Output: Research booklet including site analysis diagrams, tile condition maps, function narratives, metabolic diagrams, precedent atlas, SWOT analysis, adjacency and system dependency diagrams.

PHASE 3: Spatial Integration
System logic, site conditions, and living functions converge into architectural design. Students translate metabolic requirements into spatial, material, and environmental strategies within their tile, while continuously negotiating with adjacent projects. Boundaries are treated as shared interfaces, where circulation, climate, and program must align. No project is considered complete unless it functions as part of the collective organism.
Output: Working models, plans, sections, system diagrams, adjacency studies, material and environmental strategies.

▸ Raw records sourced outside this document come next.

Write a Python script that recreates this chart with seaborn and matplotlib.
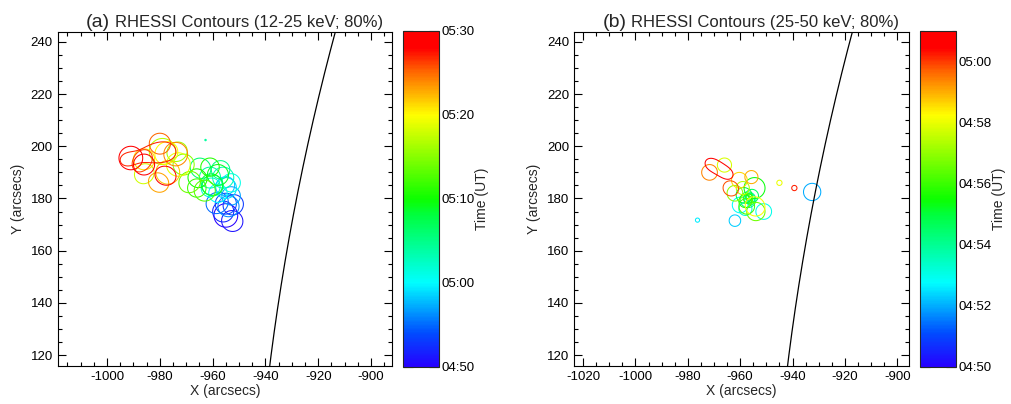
import numpy as np
import matplotlib
matplotlib.use("Agg")
import matplotlib.pyplot as plt
from matplotlib.colors import LinearSegmentedColormap, Normalize
from matplotlib.cm import ScalarMappable
from matplotlib.ticker import MultipleLocator, FuncFormatter
import seaborn as sns

# ---- source components per image: time (min after 04:50 UT), centre (arcsec),
#      80%-contour radius of the component alone (arcsec), relative amplitude
a_t = [0, 1, 1, 2, 3, 3, 4, 5, 5, 6, 7, 8, 8, 9, 10, 11, 12, 12, 13, 14, 14, 15, 16, 16, 17, 18, 18,
       19, 20, 20, 21, 22, 23, 24, 24, 25, 26, 26, 27, 28, 28, 29, 30, 30, 31, 32, 33, 33, 34, 35,
       36, 36, 37, 37, 37, 37, 38, 39, 39, 40]
a_x = [-955, -954, -951.5, -956, -953.5, -951, -955, -956, -960, -954, -953, -957, -954, -955, -958,
       -953, -959, -962, -956, -961, -962.7, -957, -963, -966, -960, -962, -959, -958, -964, -967,
       -961, -966, -963, -967, -970, -971, -976, -972, -979, -984, -987, -973, -980, -976, -986,
       -977, -983, -979, -974, -980, -989, -985, -994, -988, -981, -975, -991, -981, -976, -986]
a_y = [173.5, 172.5, 170.5, 175, 176, 179, 178, 180, 177, 177, 181, 183, 186, 184, 182, 186, 186, 183,
       188, 188, 202.4, 191, 190, 193, 185, 187, 184, 189, 186, 189, 192, 184, 183, 188, 185, 193,
       196, 199, 198, 192, 188, 193, 195, 199, 195, 190, 188, 185, 197, 201, 191, 197, 194.5, 196,
       198, 198, 195.5, 190, 188, 193]
a_r = [4.5, 4.5, 3.5, 4, 4, 3.5, 4, 4.5, 3.5, 4, 3.5, 4, 3, 4, 3.5, 3.5, 4, 3, 4, 4, 0.4, 3.5, 4, 3.5,
       4, 4.5, 3.5, 4, 4, 3, 3.5, 3.5, 4, 4.5, 3.5, 4, 4.5, 3, 5, 4.5, 3, 4.5, 5, 3.5, 4, 4.5, 4.5,
       3, 4.5, 4, 4, 3, 2.5, 3.5, 4, 4, 4.5, 4.5, 3, 4]
a_amp = [1, 1, 0.9, 1, 1, 0.9, 1, 1, 0.9, 1, 1, 1, 0.9, 1, 1, 1, 1, 0.9, 1, 1, 0.84, 1, 1, 0.9, 1,
         1, 0.85, 1, 1, 0.9, 1, 1, 1, 1, 0.9, 1, 1, 0.9, 1, 1, 0.9, 1, 1, 0.9, 1, 1, 1, 0.9, 1, 1,
         1, 0.9, 1.3, 1, 1, 1.2, 1, 1, 0.9, 1]

b_t = [2.0, 2.3, 2.6, 2.8, 3.0, 3.3, 3.8, 4.0, 4.2, 4.6, 5.0, 5.0, 5.2, 5.4, 5.8, 6.0, 6.2, 6.6,
       7.0, 7.4, 7.8, 8.0, 8.2, 8.2, 8.6, 9.0, 9.4, 9.8, 9.8, 10.2, 10.5, 10.5, 10.5]
b_x = [-932.5, -962, -976.3, -960, -951, -958, -956.5, -956, -957, -955.5, -957, -959.5, -956.5,
       -954.5, -958, -957, -957.5, -954, -962, -959, -966, -945, -956.5, -953, -960.3, -955.7,
       -971.7, -965, -962.5, -939.3, -972.5, -968, -963.5]
b_y = [182.5, 171.5, 171.7, 177.5, 175, 176, 180, 179, 179.5, 181, 180, 182, 180.5, 184, 179, 180,
       177, 175, 182, 184, 192.8, 186, 178.6, 176, 187, 188.2, 190, 185, 183, 184, 194, 191.5, 188.5]
b_r = [3.3, 2.2, 0.8, 3, 3, 2.5, 2, 1.5, 3, 2.5, 3.5, 2.5, 1.2, 4, 2.5, 1.8, 3, 3.5, 3, 2.5, 2.7,
       1.0, 4.5, 3, 3, 2.5, 3, 3.2, 2.5, 1.0, 2.5, 2.5, 2.5]
b_amp = [1, 1, 1, 1, 1, 1, 1, 1, 1, 1, 1, 0.85, 1, 1, 1, 1, 1, 1, 1, 1, 1, 1, 1, 0.9, 1, 1, 1, 1,
         0.9, 1, 1.3, 1, 1.3]

# apparent limb radius (arcsec) seen in each panel
a_limb_radius = 945.5
b_limb_radius = 949.0

panel_labels = ["(a)", "(b)"]
panel_titles = ["RHESSI Contours (12-25 keV; 80%)", "RHESSI Contours (25-50 keV; 80%)"]
a_xlim, b_xlim = (-1018.7, -891.9), (-1023.5, -895.5)
ylim = (115.8, 243.8)
a_trange, b_trange = (0, 40), (0, 11)

sns.set_style("ticks")
plt.rcParams["font.family"] = ["Liberation Sans", "DejaVu Sans"]
plt.rcParams["axes.unicode_minus"] = False

rainbow = LinearSegmentedColormap.from_list("idl_rainbow", [
    (0.00, (0.15, 0.0, 1.0)), (0.10, (0.0, 0.3, 1.0)), (0.25, (0.0, 1.0, 1.0)),
    (0.45, (0.0, 1.0, 0.25)), (0.50, (0.05, 1.0, 0.0)), (0.75, (1.0, 1.0, 0.0)),
    (0.88, (1.0, 0.4, 0.0)), (0.95, (1.0, 0.0, 0.0)), (1.00, (1.0, 0.0, 0.0))])


def hhmm(v, _pos=None):
    m = int(round(v)) + 50
    return f"{4 + m // 60:02d}:{m % 60:02d}"


def draw_panel(ax, cax, t, x, y, r, amp, xlim, trange, limb_r, label, title, cmajor, cminor):
    t, x, y, r, amp = map(np.asarray, (t, x, y, r, amp))
    norm = Normalize(*trange)
    gx = np.linspace(xlim[0], xlim[1], 700)
    gy = np.linspace(ylim[0], ylim[1], 700)
    X, Y = np.meshgrid(gx, gy)
    for tt in np.unique(t):
        sel = t == tt
        Z = np.zeros_like(X)
        for cx, cy, cr, ca in zip(x[sel], y[sel], r[sel], amp[sel]):
            s = cr / np.sqrt(2 * np.log(1.25))
            Z += ca * np.exp(-((X - cx) ** 2 + (Y - cy) ** 2) / (2 * s * s))
        ax.contour(X, Y, Z, levels=[0.8 * Z.max()], colors=[rainbow(norm(tt))], linewidths=0.75)

    ly = np.linspace(ylim[0] - 5, ylim[1] + 5, 200)
    lx = -np.sqrt(limb_r ** 2 - ly ** 2)
    sns.lineplot(x=lx, y=ly, sort=False, color="black", linewidth=0.9, ax=ax)

    ax.set_xlim(xlim)
    ax.set_ylim(ylim)
    ax.xaxis.set_major_locator(MultipleLocator(20))
    ax.xaxis.set_minor_locator(MultipleLocator(5))
    ax.yaxis.set_major_locator(MultipleLocator(20))
    ax.yaxis.set_minor_locator(MultipleLocator(5))
    ax.tick_params(which="both", direction="in", top=True, right=True, labelsize=9.5,
                   colors="black", width=0.8)
    ax.tick_params(which="major", length=6)
    ax.tick_params(which="minor", length=3)
    for s in ax.spines.values():
        s.set_linewidth(0.8)
        s.set_color("black")
    ax.set_xlabel("X (arcsecs)", fontsize=10, labelpad=1)
    ax.set_ylabel("Y (arcsecs)", fontsize=10, labelpad=4)
    ax.text(0.157, 1.016, label, transform=ax.transAxes, ha="right", va="baseline", fontsize=14)
    ax.text(0.171, 1.016, title, transform=ax.transAxes, ha="left", va="baseline", fontsize=12)

    cb = plt.colorbar(ScalarMappable(norm=norm, cmap=rainbow), cax=cax)
    cb.outline.set_linewidth(0.8)
    cb.set_ticks(np.arange(trange[0], trange[1] + 0.01, cmajor))
    cb.ax.yaxis.set_minor_locator(MultipleLocator(cminor))
    cb.ax.yaxis.set_major_formatter(FuncFormatter(hhmm))
    cax.tick_params(which="both", direction="in", left=True, right=True, labelsize=9.5,
                    width=0.8, colors="black")
    cax.tick_params(which="major", length=7, pad=2)
    cax.tick_params(which="minor", length=3)
    cb.set_label("Time (UT)", fontsize=10, labelpad=0)


fig = plt.figure(figsize=(10.11, 4.04), dpi=100)
ax_a = fig.add_axes([0.0571, 0.0941, 0.331, 0.8267])
cax_a = fig.add_axes([0.3986, 0.0916, 0.0356, 0.8317])
ax_b = fig.add_axes([0.5677, 0.0941, 0.3314, 0.8267])
cax_b = fig.add_axes([0.910, 0.0916, 0.0353, 0.8317])

draw_panel(ax_a, cax_a, a_t, a_x, a_y, a_r, a_amp, a_xlim, a_trange, a_limb_radius,
           panel_labels[0], panel_titles[0], 10, 5)
draw_panel(ax_b, cax_b, b_t, b_x, b_y, b_r, b_amp, b_xlim, b_trange, b_limb_radius,
           panel_labels[1], panel_titles[1], 2, 1)

fig.savefig("out.png", dpi=100)
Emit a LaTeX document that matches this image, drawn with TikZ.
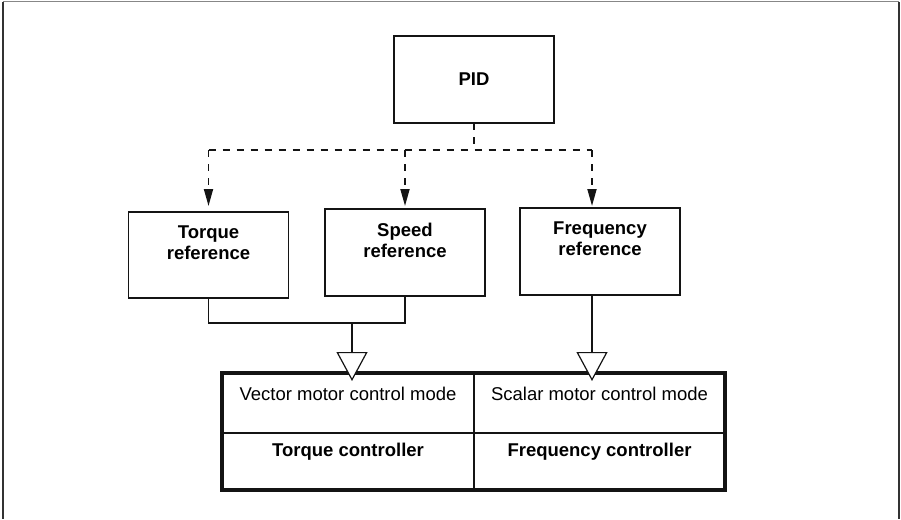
\documentclass[tikz,border=0pt]{standalone}
\usepackage{fontspec}
\setmainfont{Liberation Sans}
\usetikzlibrary{
  arrows.meta,
  positioning
}
\definecolor{inkblack}{RGB}{20,20,20}
\definecolor{framegray}{RGB}{135,135,135}
\definecolor{framedark}{RGB}{50,50,50}

\begin{document}
\begin{tikzpicture}[x=1pt, y=-1pt,
            refbox/.style={rectangle, draw=inkblack, line width=1.8pt, minimum width=160pt, minimum height=87pt, inner sep=0pt, outer sep=0pt},
            reftext/.style={font=\fontsize{18.5}{21}\selectfont\bfseries, align=center, inner sep=0pt, anchor=north},
            cell/.style={rectangle, draw=inkblack, line width=1.2pt, minimum width=252pt, inner sep=0pt, outer sep=0pt},
            modetext/.style={font=\fontsize{18.5}{19}\selectfont, inner sep=0pt, anchor=north},
            ctrltext/.style={modetext, font=\fontsize{18.5}{19}\selectfont\bfseries},
            pidlink/.style={draw=inkblack, line width=1.8pt, dash pattern=on 7pt off 7pt},
            pidarrow/.style={pidlink, -{Triangle[length=17pt, width=9pt]}},
            feed/.style={draw=inkblack, line width=1.8pt},
            feedarrow/.style={feed, -{Triangle[length=29pt, width=31pt, fill=white, line width=1.2pt]}, shorten >=-8pt}]
            \useasboundingbox (0,0) rectangle (901,519);
            % page frame
            \draw[framegray, line width=1pt] (3,2) -- (899,2);
            \draw[framedark, line width=1.2pt] (3,2) -- (3,519) (899,2) -- (899,519);
            % sources
            \node [refbox, font=\fontsize{18.5}{19}\selectfont\bfseries] (pid) at (474,79.5) {PID};
            \node [refbox, minimum height=86pt] (tref) at (208.5,255) {};
            \node [refbox] (sref) at (405,252.5) {};
            \node [refbox] (fref) at (600,251.5) {};
            \node [reftext] (treftxt) at ([yshift=-14pt]tref.north) {Torque\\reference};
            \node [reftext] (sreftxt) at ([yshift=-14pt]sref.north) {Speed\\reference};
            \node [reftext] (freftxt) at ([yshift=-14pt]fref.north) {Frequency\\reference};
            % control modes
            \node [cell, minimum height=60pt] (vmode) at (348,403) {};
            \node [cell, minimum width=251pt, minimum height=60pt, right=0pt of vmode] (smode) {};
            \node [cell, minimum height=57pt, below=0pt of vmode] (tctrl) {};
            \node [cell, minimum width=251pt, minimum height=57pt, right=0pt of tctrl] (fctrl) {};
            \draw[inkblack, line width=3.8pt] (vmode.north west) rectangle (fctrl.south east);
            \node [modetext] (vtxt) at ([yshift=-14pt]vmode.north) {Vector motor control mode};
            \node [modetext] (stxt) at ([yshift=-14pt]smode.north) {Scalar motor control mode};
            \node [ctrltext] (ttxt) at ([yshift=-10pt]tctrl.north) {Torque controller};
            \node [ctrltext] (ftxt) at ([yshift=-10pt]fctrl.north) {Frequency controller};
            % connectors
            \coordinate (split) at ([yshift=-27pt]pid.south);
            \coordinate (fdrop) at ([xshift=-8pt]fref.north);
            \coordinate (vjoin) at (352,323);
            \path[pidlink] (pid.south) -- (split);
            \path[pidlink] (tref.north |- split) -- (fdrop |- split);
            \path[pidarrow, shorten >=6pt] (tref.north |- split) -- (tref.north);
            \path[pidarrow, shorten >=3pt] (sref.north |- split) -- (sref.north);
            \path[pidarrow, shorten >=2pt] (fdrop |- split) -- (fdrop);
            \draw[feed] (tref.south) -- (tref.south |- vjoin) -- (sref.south |- vjoin) -- (sref.south);
            \draw[feedarrow] (vjoin) -- (vjoin |- vmode.north);
            \draw[feedarrow] (fdrop |- fref.south) -- (fdrop |- smode.north);
        \end{tikzpicture}
\end{document}
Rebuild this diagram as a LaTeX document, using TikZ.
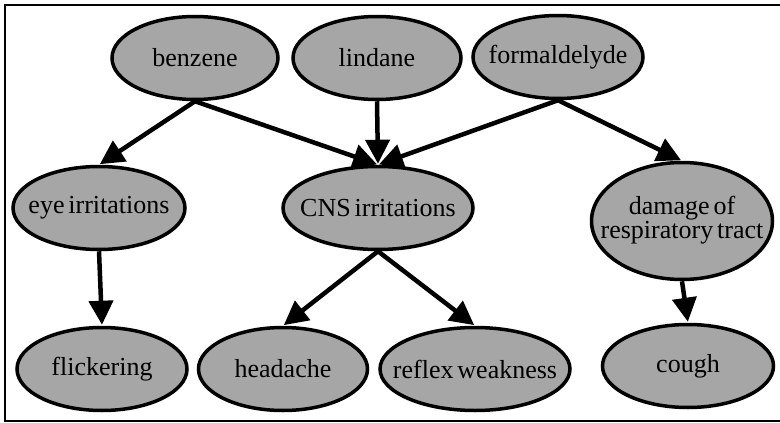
\documentclass[tikz,border=0pt]{standalone}
\usepackage{fontspec}
\setmainfont{Liberation Serif}
\usetikzlibrary{shapes.geometric,arrows.meta}
\definecolor{nodegray}{HTML}{A6A6A6}
\tikzset{
  ev/.style={ellipse, draw=black, line width=3.5pt, fill=nodegray, inner sep=0pt,
    minimum width=#1, minimum height=83pt,
    font=\fontsize{26}{25}\selectfont},
  ev/.default=170pt,
  edge/.style={line width=4.5pt, -{Triangle[length=24pt,width=24pt]}, shorten >=1pt},
}
\newcommand{\zt}[1]{\makebox[0pt]{\spaceskip=0.15em\relax #1}}
\begin{document}
\begin{tikzpicture}[x=1pt,y=-1pt]
\useasboundingbox (0,0) rectangle (780,423);
\draw[line width=2pt] (790,5) -- (5,5) -- (5,421) -- (790,421);
\node[ev=166pt] (benzene) at (195,58) {\zt{benzene}};
\node[ev=168pt] (lindane) at (377,58) {\zt{lindane}};
\node[ev=170pt] (formal) at (558,57) {\zt{formaldelyde}};
\node[ev=172pt] (eye) at (99,208) {\zt{eye irritations}};
\node[ev=190pt] (cns) at (378,208) {\zt{CNS irritations}};
\node[ev=181pt, minimum height=117pt] (damage) at (682,221) {\zt{\begin{tabular}{@{}c@{}}damage of\\[-1pt]respiratory tract\end{tabular}}};
\node[ev=170pt] (flicker) at (102,369) {\zt{flickering}};
\node[ev=169pt] (headache) at (283,369) {\zt{headache}};
\node[ev=190pt] (reflex) at (475,369) {\zt{reflex weakness}};
\node[ev=171pt] (cough) at (688,366) {\zt{cough}};
\draw[edge] (benzene.south) -- (eye.north);
\draw[edge] (benzene.south) -- (cns.north);
\draw[edge] (lindane.south) -- (cns.north);
\draw[edge] (formal.south) -- (cns.north);
\draw[edge] (formal.south) -- (damage.north);
\draw[edge] (eye.south) -- (flicker.north);
\draw[edge] (cns.south) -- (headache.north);
\draw[edge] (cns.south) -- (reflex.north);
\draw[edge] (damage.south) -- (cough.north);
\end{tikzpicture}
\end{document}
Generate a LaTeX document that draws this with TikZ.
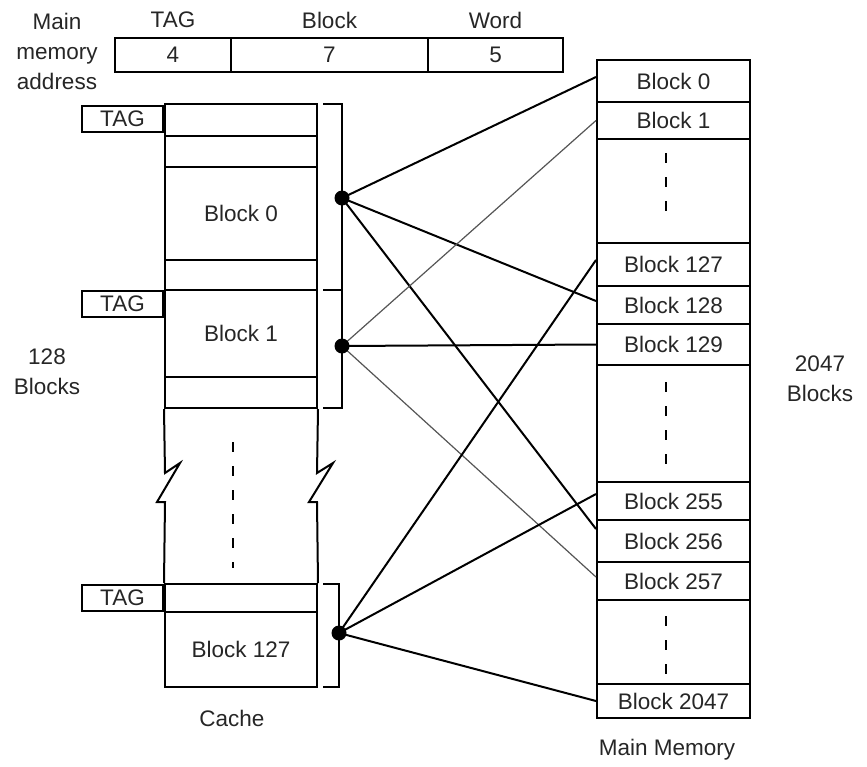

PHASE 4: Collective Assembly
All tiles are assembled into a single architectural organism. The project is tested and refined at both local and collective scales to evaluate spatial continuity, functional integration, and overall habitability.
Output: Final architectural project, shared physical model, coordinated drawings, collective system diagrams.

 

METHODS

The studio combines group-based responsibility with collective design decision-making. While each group is assigned a specific tile and a living function, the architectural system is developed collaboratively from an early stage.
Initial phases allow groups to work independently on analysis, research, and system definition, enabling depth, specificity, and ownership. Very early in the semester, however, the studio shifts into a fully collective working mode: desk crits and reviews are conducted with all students present (including peer-crits, students giving feedback and commentary), and projects are discussed not as isolated proposals but as interdependent parts of a single architectural organism. Design decisions are evaluated not only for their individual quality, but for their impact on adjacency, environmental exchange, spatial continuity, and the performance and habitability of the whole system.
To enable this collective process, students work with shared modeling scales, drawing conventions, and representation standards. Physical models play a central role in testing spatial relationships, system integration, and continuity across tiles. Difference and specificity between projects are encouraged; however, all designs must remain compatible and assemblable, both spatially and representationally. Elements such as floor levels, ceiling heights, circulation paths, and environmental systems must align across tile boundaries to allow movement, exchange, and shared use.
Additionally, representation is treated as a design method in itself: a tool to coordinate systems, align intentions, and make collective decisions visible. Through this process, the studio reflects real-world architectural practice – particularly in complex or extreme environments – where architecture is produced through collaboration between multiple teams, disciplines, and systems rather than in isolation.

LITERATURE

1. A Pattern Language, Christopher Alexander
2. Investigations in Collective Form, Fumihiko Maki
3. Metabolism in Architecture, Kisho Kurokawa
4. The Architecture of the Well-Tempered Environment, Reyner Banham
5. Architecture climatique, Philippe Rahm
6. The Eyes of the Skin, Juhani Pallasmaa
7. A Topology of Everyday Constellations, Georges Teyssot
8. The Architecture of Closed Worlds, Or, What is the Power of Shit?, Lydia Kallipoliti
9. Operating Manual for Spaceship Earth, Buckminster Fuller
10. Elements of Architecture, Rem Koolhaas
11. The image of the city, Kevin Lynch

 

 

The studio will be taught mainly on Thursdays and in English.